Date of Award

Spring 2008

Project Type

Dissertation

Program or Major

History

Degree Name

Doctor of Philosophy

Abstract

In 1941, as the United States entered the Second World War, leaders from twenty American nations signed into effect a broad-based treaty for the protection of migratory wildlife at the Convention on Nature Protection and Wild Life Preservation in the Western Hemisphere. This dissertation examines the unique set of questions, problems, and concerns framers of the Convention dealt with in the development of a conservation program to ensure the protection of migratory wildlife as it crossed political borders. Although it provided no solid system of enforcement, the provisions of the Convention opened the door for new, more specific conservation treaties between the United States and other Pan American Union nations as well as fostered a collective effort at conservation between all nations in the hemisphere. This treaty came together as the result of the confluence of the devastating droughts in the 1930s, the severe decline of migratory birds throughout the Americas, and the prevailing policy of isolationism spreading in tandem with the concerns over the tensions in Europe. These stimuli generated enormous concern on the local, state, and federal levels of most governments in the Pan American Union, but nowhere more so than in the United States.

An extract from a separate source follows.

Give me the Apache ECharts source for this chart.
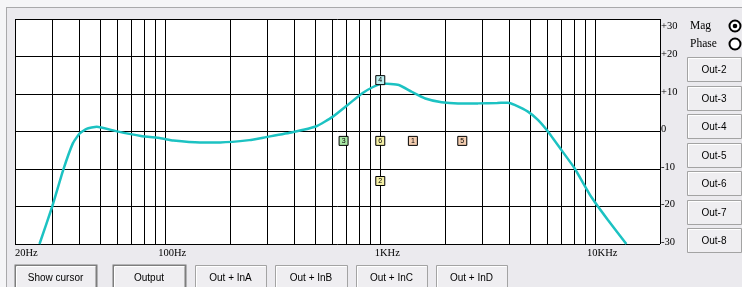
<!DOCTYPE html>
<html>
<head>
<meta charset="utf-8">
<script src="https://cdn.jsdelivr.net/npm/echarts@6/dist/echarts.min.js"></script>
<style>
html, body { margin: 0; padding: 0; background: #f5f5f7; }
#chart { width: 742px; height: 287px; }
</style>
</head>
<body>
<div id="chart"></div>
<script>
// response curve (Hz / dB)
const freqs = [26, 29.8, 33.5, 37.2, 40, 43, 48, 59, 77, 95, 109, 145, 180, 246, 294, 390, 505, 600, 720, 825, 920, 1020, 1220, 1400, 1620, 1930, 2300, 2850, 3500, 3925, 4215, 4860, 5410, 6020, 6950, 8010, 9570, 11450, 13950]
const gains = [-30, -20, -10.3, -3.1, -0.5, 0.7, 1.3, 0.1, -1.2, -1.8, -2.4, -2.9, -2.9, -2.3, -1.5, -0.2, 1.4, 3.9, 7.5, 10.2, 11.8, 12.8, 12.4, 10.6, 8.8, 7.8, 7.5, 7.5, 7.6, 7.7, 7.1, 5.3, 3.1, 0, -4.9, -9.8, -17.4, -23.6, -30]

// filter markers
const markerFreqs = [675, 1000, 1418, 2407, 1000, 1000]
const markerGains = [-2.5, -2.5, -2.5, -2.5, -13.2, 13.7]
const markerLabels = ['3', '6', '1', '5', '2', '4']

// log grid
const gridFreqs = [20, 30, 40, 50, 60, 70, 80, 90, 100, 200, 300, 400, 500, 600, 700, 800, 900, 1000, 2000, 3000, 4000, 5000, 6000, 7000, 8000, 9000, 10000, 20000]

const rightButtons = ['Out-2', 'Out-3', 'Out-4', 'Out-5', 'Out-6', 'Out-7', 'Out-8']
const bottomButtons = ['Show cursor', 'Output', 'Out + InA', 'Out + InB', 'Out + InC', 'Out + InD']

const markerFill = { '1': '#f3cdb0', '2': '#f4efa6', '3': '#a8e6a4', '4': '#bdf0f0', '5': '#f3cdb0', '6': '#f4efa6' }

const chart = echarts.init(document.getElementById('chart'))

// windows style buttons
const button = (x, y, w, h, text, strong) => ({
  type: 'group',
  children: [
    {
      type: 'rect',
      shape: { x: x + 0.5, y: y + 0.5, width: w, height: h },
      style: { fill: '#efeef1', stroke: strong ? '#7d7d7d' : '#a3a3a3', lineWidth: strong ? 2 : 1 }
    },
    {
      type: 'polyline',
      shape: { points: [[x + 1.5, y + h - 0.5], [x + 1.5, y + 1.5], [x + w - 0.5, y + 1.5]] },
      style: { stroke: '#ffffff', lineWidth: 1, fill: null }
    },
    {
      type: 'text',
      x: x + w / 2,
      y: y + 13,
      style: { text, fill: '#000', font: '10px "Liberation Sans"', align: 'center', verticalAlign: 'middle' }
    }
  ]
})

const graphics = [
  { type: 'rect', shape: { x: 6, y: 7, width: 742, height: 290 }, style: { fill: '#ebeaee' }, z: -10 },
  { type: 'line', shape: { x1: 6, y1: 7.5, x2: 742, y2: 7.5 }, style: { stroke: '#a9a9ab', lineWidth: 1 } },
  { type: 'line', shape: { x1: 6.5, y1: 7, x2: 6.5, y2: 287 }, style: { stroke: '#a9a9ab', lineWidth: 1 } },
  { type: 'text', x: 690, y: 26, style: { text: 'Mag', font: '11.5px "Liberation Serif"', fill: '#000', verticalAlign: 'middle' } },
  { type: 'text', x: 690, y: 44, style: { text: 'Phase', font: '11.5px "Liberation Serif"', fill: '#000', verticalAlign: 'middle' } },
  { type: 'circle', shape: { cx: 735, cy: 26, r: 5.5 }, style: { fill: '#fff', stroke: '#000', lineWidth: 2 } },
  { type: 'circle', shape: { cx: 735, cy: 26, r: 2.3 }, style: { fill: '#000' } },
  { type: 'circle', shape: { cx: 735, cy: 44, r: 5.5 }, style: { fill: '#fff', stroke: '#000', lineWidth: 2 } }
]
rightButtons.forEach((t, i) => graphics.push(button(687, Math.round(57 + i * 28.5), 54, 24, t, false)))
const bx = [15, 113, 195, 275, 356, 436]
const bw = [81, 72, 71, 72, 71, 71]
bottomButtons.forEach((t, i) => graphics.push(button(bx[i], 265, bw[i], 30, t, i < 2)))

const option = {
  animation: false,
  textStyle: { fontFamily: 'Liberation Serif' },
  graphic: graphics,
  grid: {
    left: 15, top: 19, width: 645, height: 225,
    show: true, backgroundColor: '#ffffff', borderWidth: 0
  },
  xAxis: {
    type: 'log',
    logBase: 10,
    min: 20,
    max: 20000,
    axisLine: { show: false },
    axisTick: { show: false },
    splitLine: { show: false },
    axisLabel: {
      margin: 4,
      color: '#000',
      fontSize: 10.5,
      alignMinLabel: 'left',
      formatter: (v) => {
        v = Math.round(v)
        if (v === 20) return '20Hz'
        if (v >= 20000) return ''
        if (v < 1000) return '{a|' + v + 'Hz}'
        return '{a|' + v / 1000 + 'KHz}'
      },
      rich: { a: { fontSize: 10.5, color: '#000', padding: [0, 0, 0, 14] } }
    }
  },
  yAxis: {
    type: 'value',
    position: 'right',
    min: -30,
    max: 30,
    interval: 10,
    axisLine: { show: false },
    axisTick: { show: false },
    splitLine: { lineStyle: { color: '#000', width: 1 } },
    axisLabel: {
      margin: 1,
      align: 'left',
      color: '#000',
      formatter: (v) => {
        const s = v > 0 ? '+' + v : '' + v
        return v === 30 ? '{t|' + s + '}' : '{n|' + s + '}'
      },
      rich: {
        t: { fontSize: 10.5, color: '#000', padding: [14, 0, 0, 0] },
        n: { fontSize: 10.5, color: '#000', padding: [0, 0, 4, 0] }
      }
    }
  },
  series: [
    {
      type: 'custom',
      silent: true,
      z: 1,
      data: gridFreqs.map((f) => [f, 0]),
      encode: { x: 0, y: 1 },
      renderItem: (params, api) => {
        const a = api.coord([api.value(0), 30])
        const b = api.coord([api.value(0), -30])
        const x = Math.min(Math.floor(a[0]), 660) + 0.5
        return {
          type: 'line',
          shape: { x1: x, y1: a[1], x2: x, y2: b[1] },
          style: { stroke: '#000', lineWidth: 1 }
        }
      }
    },
    {
      type: 'line',
      z: 3,
      smooth: 0.15,
      showSymbol: false,
      clip: true,
      lineStyle: { color: '#1cc2c2', width: 2.5 },
      data: freqs.map((f, i) => [f, gains[i]])
    },
    {
      type: 'scatter',
      z: 4,
      symbol: 'rect',
      symbolSize: 9,
      data: markerFreqs.map((f, i) => ({
        value: [f, markerGains[i]],
        name: markerLabels[i],
        itemStyle: { color: markerFill[markerLabels[i]] }
      })),
      itemStyle: { borderColor: '#000', borderWidth: 1, opacity: 1 },
      label: {
        show: true,
        position: 'inside',
        formatter: (p) => p.name,
        fontSize: 7,
        fontFamily: 'Liberation Sans',
        color: '#000'
      }
    }
  ]
}

chart.setOption(option)
</script>
</body>
</html>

This concern encouraged the development of a migratory wildlife treaty that would extend from the northern border of the U.S. to the southern tip of Argentina, and was then also used to establish parks, refuges, and forests to protect habitat, and to promote preservation of natural resources. This Convention marks the first real multi-lateral attempt to forge a coherent conservation plan with the Southern hemisphere and is one of the most long-lasting and successful efforts at conservation diplomacy to date.